Records from a data source:
╭──

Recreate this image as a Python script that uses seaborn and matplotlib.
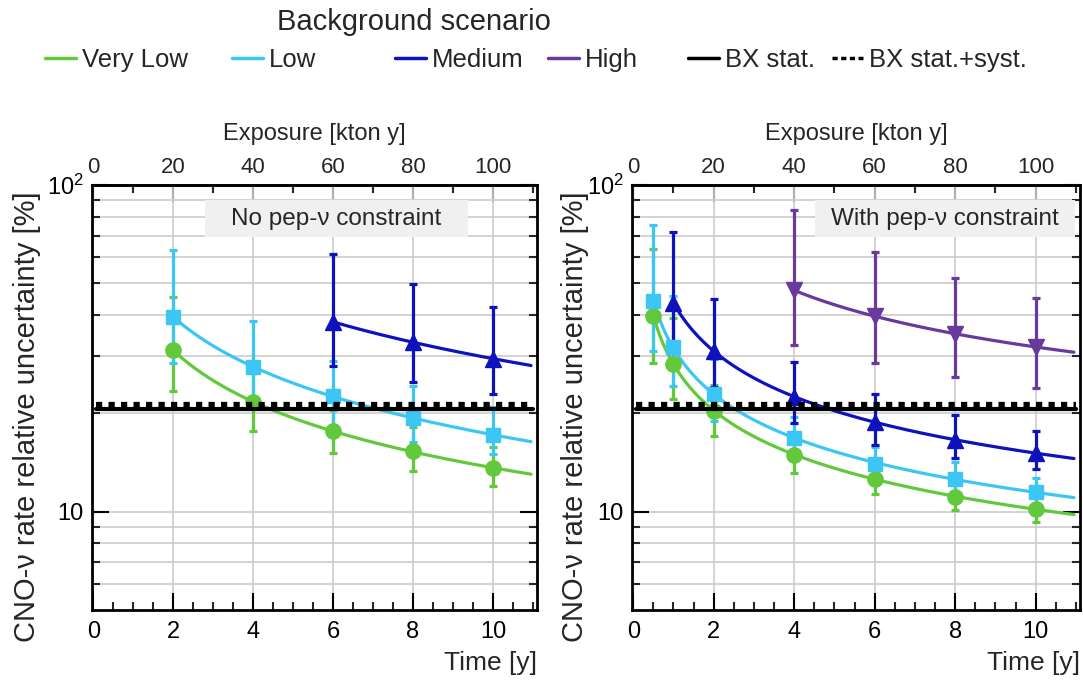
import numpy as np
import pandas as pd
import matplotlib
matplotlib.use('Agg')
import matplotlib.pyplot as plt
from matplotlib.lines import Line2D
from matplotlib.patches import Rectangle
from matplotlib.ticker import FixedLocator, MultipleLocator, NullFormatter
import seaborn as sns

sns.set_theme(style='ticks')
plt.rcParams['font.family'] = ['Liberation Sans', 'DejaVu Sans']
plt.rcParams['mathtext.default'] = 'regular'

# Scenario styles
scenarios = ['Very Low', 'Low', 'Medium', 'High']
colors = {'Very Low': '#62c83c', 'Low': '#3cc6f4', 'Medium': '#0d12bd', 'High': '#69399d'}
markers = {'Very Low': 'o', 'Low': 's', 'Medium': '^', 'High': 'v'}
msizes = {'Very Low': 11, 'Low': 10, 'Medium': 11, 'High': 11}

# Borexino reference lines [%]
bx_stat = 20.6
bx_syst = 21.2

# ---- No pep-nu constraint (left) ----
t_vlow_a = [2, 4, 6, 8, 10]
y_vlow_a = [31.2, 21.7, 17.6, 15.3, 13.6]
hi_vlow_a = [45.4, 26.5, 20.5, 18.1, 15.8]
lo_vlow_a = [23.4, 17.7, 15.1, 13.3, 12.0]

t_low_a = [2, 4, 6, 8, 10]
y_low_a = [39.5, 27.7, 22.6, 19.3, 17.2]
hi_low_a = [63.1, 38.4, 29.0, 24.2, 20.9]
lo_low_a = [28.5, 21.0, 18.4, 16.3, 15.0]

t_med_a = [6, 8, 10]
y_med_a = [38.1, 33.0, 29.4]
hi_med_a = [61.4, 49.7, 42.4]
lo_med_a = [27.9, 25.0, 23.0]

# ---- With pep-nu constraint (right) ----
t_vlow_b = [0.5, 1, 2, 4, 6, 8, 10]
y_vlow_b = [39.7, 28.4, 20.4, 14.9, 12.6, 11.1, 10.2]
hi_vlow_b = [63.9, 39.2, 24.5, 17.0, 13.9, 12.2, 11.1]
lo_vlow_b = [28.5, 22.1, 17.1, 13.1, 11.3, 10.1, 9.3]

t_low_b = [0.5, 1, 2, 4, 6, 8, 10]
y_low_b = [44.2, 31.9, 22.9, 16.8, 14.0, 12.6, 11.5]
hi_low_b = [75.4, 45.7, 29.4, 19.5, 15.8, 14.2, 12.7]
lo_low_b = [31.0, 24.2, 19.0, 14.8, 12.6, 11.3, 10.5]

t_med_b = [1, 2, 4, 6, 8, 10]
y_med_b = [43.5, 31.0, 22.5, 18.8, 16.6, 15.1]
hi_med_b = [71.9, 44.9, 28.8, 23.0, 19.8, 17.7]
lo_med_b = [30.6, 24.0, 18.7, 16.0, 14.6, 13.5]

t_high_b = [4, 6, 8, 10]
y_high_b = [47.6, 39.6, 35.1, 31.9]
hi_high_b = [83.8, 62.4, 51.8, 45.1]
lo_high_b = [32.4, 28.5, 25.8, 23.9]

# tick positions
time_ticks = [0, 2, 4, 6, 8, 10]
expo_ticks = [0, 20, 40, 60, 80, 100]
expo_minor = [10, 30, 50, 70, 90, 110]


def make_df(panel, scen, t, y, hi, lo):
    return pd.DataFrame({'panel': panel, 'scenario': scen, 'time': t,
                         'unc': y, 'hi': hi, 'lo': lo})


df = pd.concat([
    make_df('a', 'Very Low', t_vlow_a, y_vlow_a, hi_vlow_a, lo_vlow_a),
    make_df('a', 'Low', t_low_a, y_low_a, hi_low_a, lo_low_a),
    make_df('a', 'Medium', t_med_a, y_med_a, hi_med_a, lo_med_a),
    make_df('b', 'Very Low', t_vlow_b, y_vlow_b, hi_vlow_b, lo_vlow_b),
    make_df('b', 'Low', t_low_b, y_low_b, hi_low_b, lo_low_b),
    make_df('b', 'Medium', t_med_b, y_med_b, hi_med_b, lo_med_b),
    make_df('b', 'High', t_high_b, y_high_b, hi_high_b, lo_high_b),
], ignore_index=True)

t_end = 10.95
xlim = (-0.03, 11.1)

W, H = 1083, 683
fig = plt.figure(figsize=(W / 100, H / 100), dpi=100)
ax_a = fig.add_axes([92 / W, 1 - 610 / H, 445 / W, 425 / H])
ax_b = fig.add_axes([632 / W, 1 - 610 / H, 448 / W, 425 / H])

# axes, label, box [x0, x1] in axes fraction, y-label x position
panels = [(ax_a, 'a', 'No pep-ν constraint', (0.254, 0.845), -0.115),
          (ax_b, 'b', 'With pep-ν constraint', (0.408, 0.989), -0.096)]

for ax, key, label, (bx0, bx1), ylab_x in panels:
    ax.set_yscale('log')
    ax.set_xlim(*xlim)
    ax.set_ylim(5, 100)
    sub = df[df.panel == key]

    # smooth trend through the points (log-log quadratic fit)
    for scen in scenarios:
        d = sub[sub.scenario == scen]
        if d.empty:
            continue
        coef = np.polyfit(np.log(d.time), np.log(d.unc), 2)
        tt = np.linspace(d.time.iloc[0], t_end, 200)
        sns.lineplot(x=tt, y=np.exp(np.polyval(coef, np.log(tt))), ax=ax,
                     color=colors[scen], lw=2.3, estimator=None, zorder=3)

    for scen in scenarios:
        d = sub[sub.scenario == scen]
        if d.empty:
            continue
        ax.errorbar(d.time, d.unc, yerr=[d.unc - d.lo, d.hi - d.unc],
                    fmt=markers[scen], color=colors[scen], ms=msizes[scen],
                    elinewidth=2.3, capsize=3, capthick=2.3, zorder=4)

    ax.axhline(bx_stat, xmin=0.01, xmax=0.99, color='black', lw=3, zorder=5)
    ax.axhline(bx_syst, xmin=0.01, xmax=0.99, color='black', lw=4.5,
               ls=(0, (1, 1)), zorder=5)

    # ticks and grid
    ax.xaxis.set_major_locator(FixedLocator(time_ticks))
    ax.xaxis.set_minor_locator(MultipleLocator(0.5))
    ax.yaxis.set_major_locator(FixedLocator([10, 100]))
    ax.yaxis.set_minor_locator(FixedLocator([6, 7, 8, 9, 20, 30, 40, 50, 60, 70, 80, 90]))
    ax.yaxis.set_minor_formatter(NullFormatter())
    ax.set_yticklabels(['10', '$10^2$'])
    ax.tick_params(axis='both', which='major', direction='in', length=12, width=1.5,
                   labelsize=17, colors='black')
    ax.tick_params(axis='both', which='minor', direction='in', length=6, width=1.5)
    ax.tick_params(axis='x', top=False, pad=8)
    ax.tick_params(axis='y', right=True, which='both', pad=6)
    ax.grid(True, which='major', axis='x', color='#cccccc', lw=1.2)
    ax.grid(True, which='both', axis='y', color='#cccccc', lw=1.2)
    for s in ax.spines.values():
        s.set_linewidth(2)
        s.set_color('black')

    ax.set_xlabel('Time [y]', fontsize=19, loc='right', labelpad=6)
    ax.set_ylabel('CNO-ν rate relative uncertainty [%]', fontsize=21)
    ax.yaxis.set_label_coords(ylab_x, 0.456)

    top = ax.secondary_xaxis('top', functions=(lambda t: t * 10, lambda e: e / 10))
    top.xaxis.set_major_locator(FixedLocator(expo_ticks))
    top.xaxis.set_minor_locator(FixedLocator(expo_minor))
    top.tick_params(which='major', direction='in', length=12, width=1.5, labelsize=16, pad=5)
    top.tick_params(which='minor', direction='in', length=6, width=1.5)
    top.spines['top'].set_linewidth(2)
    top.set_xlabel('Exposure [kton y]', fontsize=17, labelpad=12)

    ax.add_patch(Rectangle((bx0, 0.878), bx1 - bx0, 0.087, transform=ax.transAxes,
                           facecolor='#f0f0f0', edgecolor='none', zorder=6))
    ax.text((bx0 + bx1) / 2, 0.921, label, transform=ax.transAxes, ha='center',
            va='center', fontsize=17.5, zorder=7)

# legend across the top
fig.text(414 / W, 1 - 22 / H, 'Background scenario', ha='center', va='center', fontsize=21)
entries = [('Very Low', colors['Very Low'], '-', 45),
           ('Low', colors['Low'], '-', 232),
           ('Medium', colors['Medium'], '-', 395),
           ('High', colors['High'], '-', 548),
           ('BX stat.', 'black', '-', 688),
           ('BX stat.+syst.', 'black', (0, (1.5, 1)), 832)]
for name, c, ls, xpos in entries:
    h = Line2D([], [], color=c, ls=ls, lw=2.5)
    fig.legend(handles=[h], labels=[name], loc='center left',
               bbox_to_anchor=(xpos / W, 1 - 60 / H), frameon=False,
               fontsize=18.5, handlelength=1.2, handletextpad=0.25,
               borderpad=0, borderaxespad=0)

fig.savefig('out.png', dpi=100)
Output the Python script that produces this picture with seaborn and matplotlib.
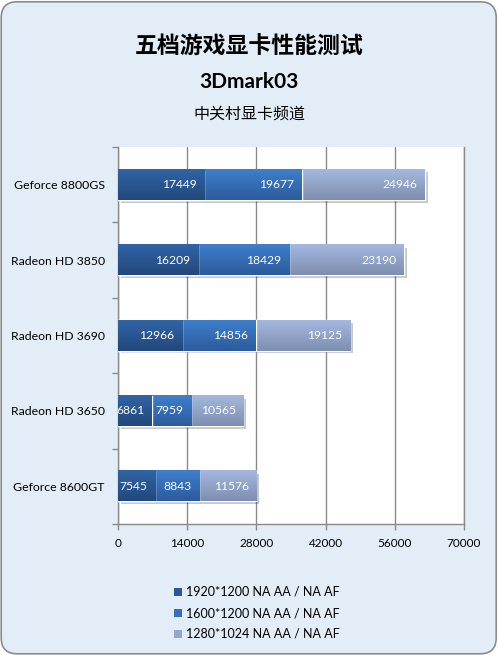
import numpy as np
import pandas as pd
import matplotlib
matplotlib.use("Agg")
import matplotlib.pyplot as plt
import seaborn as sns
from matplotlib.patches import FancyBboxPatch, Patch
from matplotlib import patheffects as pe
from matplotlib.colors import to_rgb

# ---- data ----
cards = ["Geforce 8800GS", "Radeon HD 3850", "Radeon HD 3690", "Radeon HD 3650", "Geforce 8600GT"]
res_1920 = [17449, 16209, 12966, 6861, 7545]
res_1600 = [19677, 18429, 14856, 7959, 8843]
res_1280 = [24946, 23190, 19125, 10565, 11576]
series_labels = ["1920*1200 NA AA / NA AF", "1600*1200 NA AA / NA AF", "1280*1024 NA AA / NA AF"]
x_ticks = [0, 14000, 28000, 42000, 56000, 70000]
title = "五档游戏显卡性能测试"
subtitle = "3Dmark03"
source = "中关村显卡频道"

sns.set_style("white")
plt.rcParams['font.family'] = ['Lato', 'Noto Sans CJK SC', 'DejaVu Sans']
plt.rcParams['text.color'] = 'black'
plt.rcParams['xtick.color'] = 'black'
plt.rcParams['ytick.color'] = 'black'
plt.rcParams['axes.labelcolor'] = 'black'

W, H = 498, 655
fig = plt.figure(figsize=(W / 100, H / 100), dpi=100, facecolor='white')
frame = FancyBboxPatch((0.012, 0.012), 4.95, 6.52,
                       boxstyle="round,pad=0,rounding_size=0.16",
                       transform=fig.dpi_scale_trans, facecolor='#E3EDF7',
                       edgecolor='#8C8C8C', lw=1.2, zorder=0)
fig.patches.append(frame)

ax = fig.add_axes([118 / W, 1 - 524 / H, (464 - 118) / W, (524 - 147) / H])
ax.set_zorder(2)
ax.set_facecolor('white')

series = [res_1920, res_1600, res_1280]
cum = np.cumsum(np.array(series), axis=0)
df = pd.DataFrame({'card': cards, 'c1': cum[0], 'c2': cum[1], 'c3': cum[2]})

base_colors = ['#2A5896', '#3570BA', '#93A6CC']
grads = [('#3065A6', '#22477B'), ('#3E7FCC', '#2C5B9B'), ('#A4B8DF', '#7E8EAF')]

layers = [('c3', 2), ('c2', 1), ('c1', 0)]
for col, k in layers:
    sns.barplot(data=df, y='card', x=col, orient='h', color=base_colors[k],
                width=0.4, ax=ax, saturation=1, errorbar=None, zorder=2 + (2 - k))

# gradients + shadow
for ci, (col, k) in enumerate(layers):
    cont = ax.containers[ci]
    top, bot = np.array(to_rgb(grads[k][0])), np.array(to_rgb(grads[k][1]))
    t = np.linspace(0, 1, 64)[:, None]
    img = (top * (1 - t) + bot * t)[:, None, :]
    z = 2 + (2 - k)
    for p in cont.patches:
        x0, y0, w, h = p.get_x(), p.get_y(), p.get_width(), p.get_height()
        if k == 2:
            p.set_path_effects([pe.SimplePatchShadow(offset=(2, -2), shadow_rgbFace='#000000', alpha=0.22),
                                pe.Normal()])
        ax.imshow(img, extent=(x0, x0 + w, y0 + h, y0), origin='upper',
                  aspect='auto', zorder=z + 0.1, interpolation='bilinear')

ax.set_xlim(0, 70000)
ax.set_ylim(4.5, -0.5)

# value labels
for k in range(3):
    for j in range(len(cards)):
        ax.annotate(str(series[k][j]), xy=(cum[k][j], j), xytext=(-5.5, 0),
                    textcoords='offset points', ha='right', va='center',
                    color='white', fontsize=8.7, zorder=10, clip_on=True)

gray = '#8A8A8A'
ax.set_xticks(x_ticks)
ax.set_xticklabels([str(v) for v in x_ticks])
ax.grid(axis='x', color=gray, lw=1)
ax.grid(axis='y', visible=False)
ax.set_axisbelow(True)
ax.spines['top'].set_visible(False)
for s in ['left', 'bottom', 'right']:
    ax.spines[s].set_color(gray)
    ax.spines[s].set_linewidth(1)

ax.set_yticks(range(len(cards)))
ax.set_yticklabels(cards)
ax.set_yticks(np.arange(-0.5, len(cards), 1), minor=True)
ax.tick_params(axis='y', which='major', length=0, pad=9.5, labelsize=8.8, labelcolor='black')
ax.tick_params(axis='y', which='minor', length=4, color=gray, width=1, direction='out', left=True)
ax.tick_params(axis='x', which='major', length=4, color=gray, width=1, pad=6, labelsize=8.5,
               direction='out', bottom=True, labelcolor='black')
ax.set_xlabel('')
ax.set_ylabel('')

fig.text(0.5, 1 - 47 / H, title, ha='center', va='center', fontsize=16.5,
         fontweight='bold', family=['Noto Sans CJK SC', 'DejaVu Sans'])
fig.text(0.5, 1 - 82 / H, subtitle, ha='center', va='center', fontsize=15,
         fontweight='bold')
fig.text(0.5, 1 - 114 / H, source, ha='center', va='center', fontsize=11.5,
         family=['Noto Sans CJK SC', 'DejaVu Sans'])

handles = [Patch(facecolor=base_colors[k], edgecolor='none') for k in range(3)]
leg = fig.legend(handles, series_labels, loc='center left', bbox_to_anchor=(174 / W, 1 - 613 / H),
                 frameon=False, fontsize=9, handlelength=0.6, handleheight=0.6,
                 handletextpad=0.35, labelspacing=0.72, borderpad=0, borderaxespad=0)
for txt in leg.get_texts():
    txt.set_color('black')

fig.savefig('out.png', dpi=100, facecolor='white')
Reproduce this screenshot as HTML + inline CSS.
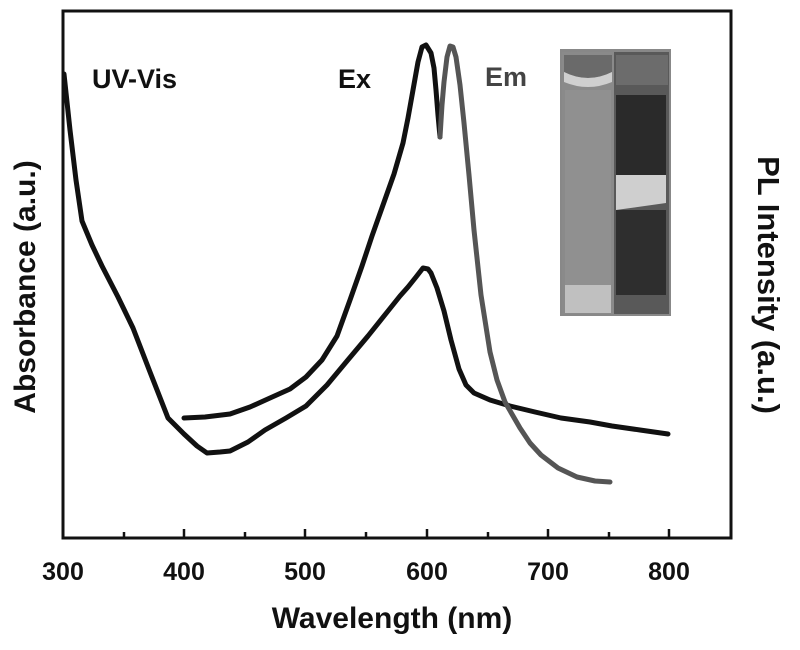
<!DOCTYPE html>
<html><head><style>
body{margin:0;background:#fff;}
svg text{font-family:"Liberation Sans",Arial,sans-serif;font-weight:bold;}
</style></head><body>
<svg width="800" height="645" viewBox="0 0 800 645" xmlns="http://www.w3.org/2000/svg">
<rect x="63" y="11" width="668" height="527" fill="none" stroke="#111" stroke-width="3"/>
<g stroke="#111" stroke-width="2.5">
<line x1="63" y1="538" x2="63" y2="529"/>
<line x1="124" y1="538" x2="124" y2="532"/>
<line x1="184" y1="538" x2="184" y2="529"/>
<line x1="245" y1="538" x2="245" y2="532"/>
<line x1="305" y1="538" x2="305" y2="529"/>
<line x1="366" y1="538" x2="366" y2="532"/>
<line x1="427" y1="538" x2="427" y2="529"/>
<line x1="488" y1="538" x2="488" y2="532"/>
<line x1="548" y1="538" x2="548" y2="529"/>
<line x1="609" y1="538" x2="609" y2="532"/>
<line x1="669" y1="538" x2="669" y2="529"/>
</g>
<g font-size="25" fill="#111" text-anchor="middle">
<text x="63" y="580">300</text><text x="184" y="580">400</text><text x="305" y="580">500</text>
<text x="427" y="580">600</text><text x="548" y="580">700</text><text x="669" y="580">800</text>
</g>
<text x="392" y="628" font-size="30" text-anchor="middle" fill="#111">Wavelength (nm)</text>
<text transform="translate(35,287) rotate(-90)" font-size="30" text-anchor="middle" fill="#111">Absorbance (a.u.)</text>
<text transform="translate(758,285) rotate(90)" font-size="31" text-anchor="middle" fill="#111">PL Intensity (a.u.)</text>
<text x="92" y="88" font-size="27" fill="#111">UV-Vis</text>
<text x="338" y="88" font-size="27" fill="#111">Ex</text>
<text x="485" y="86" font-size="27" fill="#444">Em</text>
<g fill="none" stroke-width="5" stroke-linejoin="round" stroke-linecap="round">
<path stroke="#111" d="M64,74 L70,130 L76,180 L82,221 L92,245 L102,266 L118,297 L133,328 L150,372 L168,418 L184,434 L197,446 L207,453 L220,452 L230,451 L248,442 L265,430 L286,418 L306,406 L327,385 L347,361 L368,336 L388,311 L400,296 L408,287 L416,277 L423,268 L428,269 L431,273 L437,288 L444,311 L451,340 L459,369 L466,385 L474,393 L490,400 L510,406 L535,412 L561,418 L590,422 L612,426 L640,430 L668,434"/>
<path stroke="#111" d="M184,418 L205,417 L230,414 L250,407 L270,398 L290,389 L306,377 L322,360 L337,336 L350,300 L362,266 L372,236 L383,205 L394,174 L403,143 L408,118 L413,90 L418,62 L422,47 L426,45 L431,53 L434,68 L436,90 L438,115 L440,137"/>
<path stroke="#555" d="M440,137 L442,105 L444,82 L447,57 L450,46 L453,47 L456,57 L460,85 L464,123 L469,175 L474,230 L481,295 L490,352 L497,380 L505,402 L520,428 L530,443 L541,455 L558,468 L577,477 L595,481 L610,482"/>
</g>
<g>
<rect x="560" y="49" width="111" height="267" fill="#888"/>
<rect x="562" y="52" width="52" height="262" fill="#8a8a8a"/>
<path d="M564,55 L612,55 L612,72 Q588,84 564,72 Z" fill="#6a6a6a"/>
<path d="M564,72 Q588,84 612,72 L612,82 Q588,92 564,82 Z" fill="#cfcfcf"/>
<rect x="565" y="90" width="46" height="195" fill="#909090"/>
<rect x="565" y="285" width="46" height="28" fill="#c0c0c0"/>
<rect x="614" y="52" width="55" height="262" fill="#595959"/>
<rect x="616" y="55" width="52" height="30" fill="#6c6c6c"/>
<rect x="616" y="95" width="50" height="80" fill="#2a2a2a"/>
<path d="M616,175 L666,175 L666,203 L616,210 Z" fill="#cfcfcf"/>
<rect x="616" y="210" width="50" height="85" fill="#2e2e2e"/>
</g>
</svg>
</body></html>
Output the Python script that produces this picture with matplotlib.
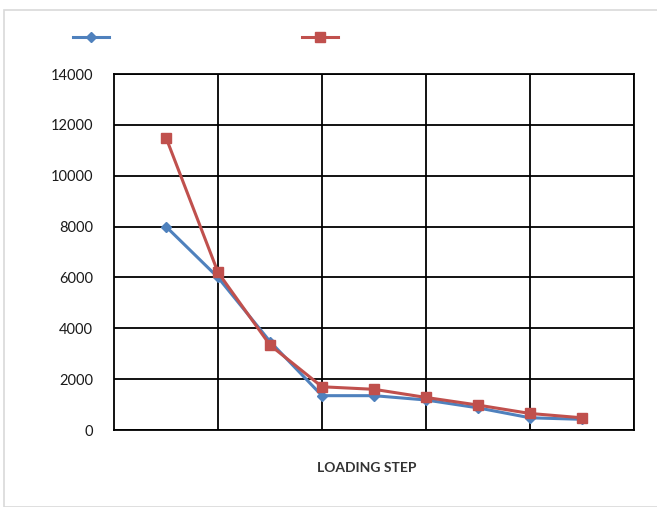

╰──

Set problem: Skip every picture. Repeat the lines from the one with "Output the Python script that produces this picture with seaborn" through the one with "ax.set_facecolor('white')", both ends included.

Output for this task:
Output the Python script that produces this picture with seaborn and matplotlib.
import numpy as np
import pandas as pd
import matplotlib
matplotlib.use("Agg")
import matplotlib.pyplot as plt
import seaborn as sns
from matplotlib.patches import FancyBboxPatch, Patch
from matplotlib import patheffects as pe
from matplotlib.colors import to_rgb

# ---- data ----
cards = ["Geforce 8800GS", "Radeon HD 3850", "Radeon HD 3690", "Radeon HD 3650", "Geforce 8600GT"]
res_1920 = [17449, 16209, 12966, 6861, 7545]
res_1600 = [19677, 18429, 14856, 7959, 8843]
res_1280 = [24946, 23190, 19125, 10565, 11576]
series_labels = ["1920*1200 NA AA / NA AF", "1600*1200 NA AA / NA AF", "1280*1024 NA AA / NA AF"]
x_ticks = [0, 14000, 28000, 42000, 56000, 70000]
title = "五档游戏显卡性能测试"
subtitle = "3Dmark03"
source = "中关村显卡频道"

sns.set_style("white")
plt.rcParams['font.family'] = ['Lato', 'Noto Sans CJK SC', 'DejaVu Sans']
plt.rcParams['text.color'] = 'black'
plt.rcParams['xtick.color'] = 'black'
plt.rcParams['ytick.color'] = 'black'
plt.rcParams['axes.labelcolor'] = 'black'

W, H = 498, 655
fig = plt.figure(figsize=(W / 100, H / 100), dpi=100, facecolor='white')
frame = FancyBboxPatch((0.012, 0.012), 4.95, 6.52,
                       boxstyle="round,pad=0,rounding_size=0.16",
                       transform=fig.dpi_scale_trans, facecolor='#E3EDF7',
                       edgecolor='#8C8C8C', lw=1.2, zorder=0)
fig.patches.append(frame)

ax = fig.add_axes([118 / W, 1 - 524 / H, (464 - 118) / W, (524 - 147) / H])
ax.set_zorder(2)
ax.set_facecolor('white')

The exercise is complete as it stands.